O sentido e amplitude desse fenômeno começam a ser percebidos por candidatos egressos da política dos aparelhos que, aflitos, apelam aos nerds como cabos eleitorais, na esperança de controlar a arena virtual como se fosse um curral eleitoral. A crescente e feroz agressividade nas redes sociais, facilitada pelo anonimato das múltiplas identidades, mostra que elas foram contaminadas pela radicalização que precede os anos eleitorais.

A radicalização é um vírus perigoso, o ódio é contagioso, se propaga e se retroalimenta. Neste ano veio às ruas como violência selvagem. A apropriação dos protestos de junho por grupos minoritários numa ainda não esclarecida combinação de personagens exige a definição clara da fronteira entre o que, numa democracia, é protesto legítimo e o que é violência ilegal.

Acirrou-se também o enfrentamento entre o conservadorismo que tenta impor normas a serem seguidas por todos e os defensores da liberdade de cada um construir sua própria vida. A sexualidade escapou da vida privada, fez-se debate publico que, assim como nos Estados Unidos, poderá ser determinante na escolha entre os candidatos.

Se a agenda que emergiu em 2013 — mal-estar urbano, repúdio à corrupção, defesa das liberdades — for levada em conta, as manifestações de junho terão realizado a proeza de aproximar a política da sociedade.
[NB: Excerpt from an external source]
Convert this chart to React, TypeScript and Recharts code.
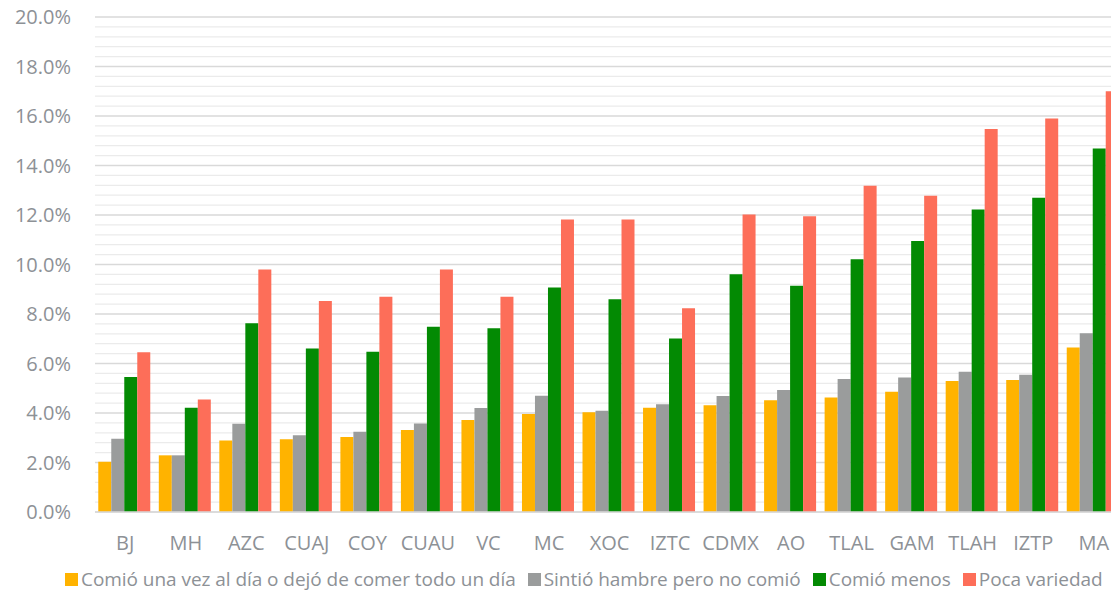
import { Bar, BarChart, CartesianGrid, Legend, ReferenceLine, XAxis, YAxis } from 'recharts';

const alcaldias = ['BJ', 'MH', 'AZC', 'CUAJ', 'COY', 'CUAU', 'VC', 'MC', 'XOC', 'IZTC', 'CDMX', 'AO', 'TLAL', 'GAM', 'TLAH', 'IZTP', 'MA'];

const unaVez = [2.03, 2.29, 2.89, 2.94, 3.03, 3.31, 3.72, 3.96, 4.03, 4.21, 4.31, 4.52, 4.63, 4.86, 5.29, 5.33, 6.65];
const hambre = [2.96, 2.29, 3.57, 3.1, 3.24, 3.58, 4.2, 4.7, 4.09, 4.35, 4.69, 4.93, 5.37, 5.43, 5.67, 5.55, 7.22];
const menos = [5.45, 4.21, 7.63, 6.61, 6.47, 7.48, 7.42, 9.07, 8.6, 7.01, 9.61, 9.14, 10.21, 10.95, 12.22, 12.7, 14.69];
const variedad = [6.45, 4.55, 9.8, 8.53, 8.7, 9.8, 8.7, 11.82, 11.82, 8.23, 12.02, 11.95, 13.18, 12.78, 15.47, 15.9, 17.0];

const yTicks = [0, 2, 4, 6, 8, 10, 12, 14, 16, 18, 20];
const minorLines = [
  0.4, 0.8, 1.2, 1.6, 2.4, 2.8, 3.2, 3.6, 4.4, 4.8, 5.2, 5.6, 6.4, 6.8, 7.2, 7.6,
  8.4, 8.8, 9.2, 9.6, 10.4, 10.8, 11.2, 11.6, 12.4, 12.8, 13.2, 13.6, 14.4, 14.8,
  15.2, 15.6, 16.4, 16.8, 17.2, 17.6, 18.4, 18.8, 19.2, 19.6,
];

const series = [
  { key: 'unaVez', name: 'Comió una vez al día o dejó de comer todo un día', color: '#FFB300' },
  { key: 'hambre', name: 'Sintió hambre pero no comió', color: '#9A9C9C' },
  { key: 'menos', name: 'Comió menos', color: '#038A03' },
  { key: 'variedad', name: 'Poca variedad', color: '#FD6E59' },
];

const data = alcaldias.map((name, i) => ({
  name,
  unaVez: unaVez[i],
  hambre: hambre[i],
  menos: menos[i],
  variedad: variedad[i],
}));

const font = '"Open Sans", sans-serif';
const textColor = '#8d9196';
const chartProps = {
  width: 1124,
  height: 595,
  data,
  margin: { top: 17, right: 0, left: 0, bottom: 0 },
  barCategoryGap: '5.4%',
  barGap: 0,
};

function LegendContent() {
  return (
    <div style={{ display: 'flex', paddingLeft: 65, paddingTop: 7, fontFamily: font, fontSize: 19, color: textColor, letterSpacing: -0.05, lineHeight: '20px' }}>
      {series.map((s) => (
        <div key={s.key} style={{ display: 'flex', alignItems: 'center', marginRight: 12 }}>
          <span style={{ width: 13, height: 13, background: s.color, display: 'inline-block', marginRight: 3 }} />
          <span>{s.name}</span>
        </div>
      ))}
    </div>
  );
}

// minor gridlines live in a chart underneath so the bars cover them
function MinorGrid() {
  return (
    <BarChart {...chartProps}>
      {minorLines.map((v) => (
        <ReferenceLine key={v} y={v} stroke="#ebebeb" strokeWidth={1.2} ifOverflow="visible" />
      ))}
      <XAxis dataKey="name" height={50} axisLine={false} tickLine={false} tick={false} />
      <YAxis width={95} domain={[0, 20]} ticks={yTicks} axisLine={false} tickLine={false} tick={false} />
      <Legend verticalAlign="bottom" height={33} content={() => null} />
      {series.map((s) => (
        <Bar key={s.key} dataKey={s.key} fill="transparent" isAnimationActive={false} />
      ))}
    </BarChart>
  );
}

export default function App() {
  return (
    <div style={{ position: 'absolute', left: 0, top: 0, width: 1111, height: 595, overflow: 'hidden', background: '#fff' }}>
      <div style={{ position: 'absolute', left: 0, top: 0 }}>
        <MinorGrid />
      </div>
      <div style={{ position: 'absolute', left: 0, top: 0 }}>
        <BarChart {...chartProps}>
          <CartesianGrid vertical={false} stroke="#d9d9d9" strokeWidth={1.5} />
          <XAxis
            dataKey="name"
            axisLine={{ stroke: '#d9d9d9', strokeWidth: 1.5 }}
            tickLine={false}
            tickSize={0}
            tickMargin={24}
            height={50}
            interval={0}
            tick={{ fill: textColor, fontSize: 20, fontFamily: font }}
          />
          <YAxis
            width={95}
            domain={[0, 20]}
            ticks={yTicks}
            axisLine={false}
            tickLine={false}
            tickSize={0}
            tickMargin={24}
            tickFormatter={(v: number) => `${v.toFixed(1)}%`}
            tick={{ fill: textColor, fontSize: 20, fontFamily: font }}
          />
          <Legend verticalAlign="bottom" height={33} content={<LegendContent />} />
          {series.map((s) => (
            <Bar key={s.key} dataKey={s.key} name={s.name} fill={s.color} isAnimationActive={false} />
          ))}
        </BarChart>
      </div>
    </div>
  );
}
Se cair no esquecimento, como se junho não tivesse sido senão um inexplicável sobressalto, a irrelevância do debate eleitoral selará o divórcio litigioso entre o mundo autista da política e a vida real da população.

Nem por isso a vida deixará de ser real com sua carga de tensões e frustrações. Uma não resposta não elimina o problema. Agrava. Bem-estar, liberdade e honestidade são claras aspirações dos brasileiros.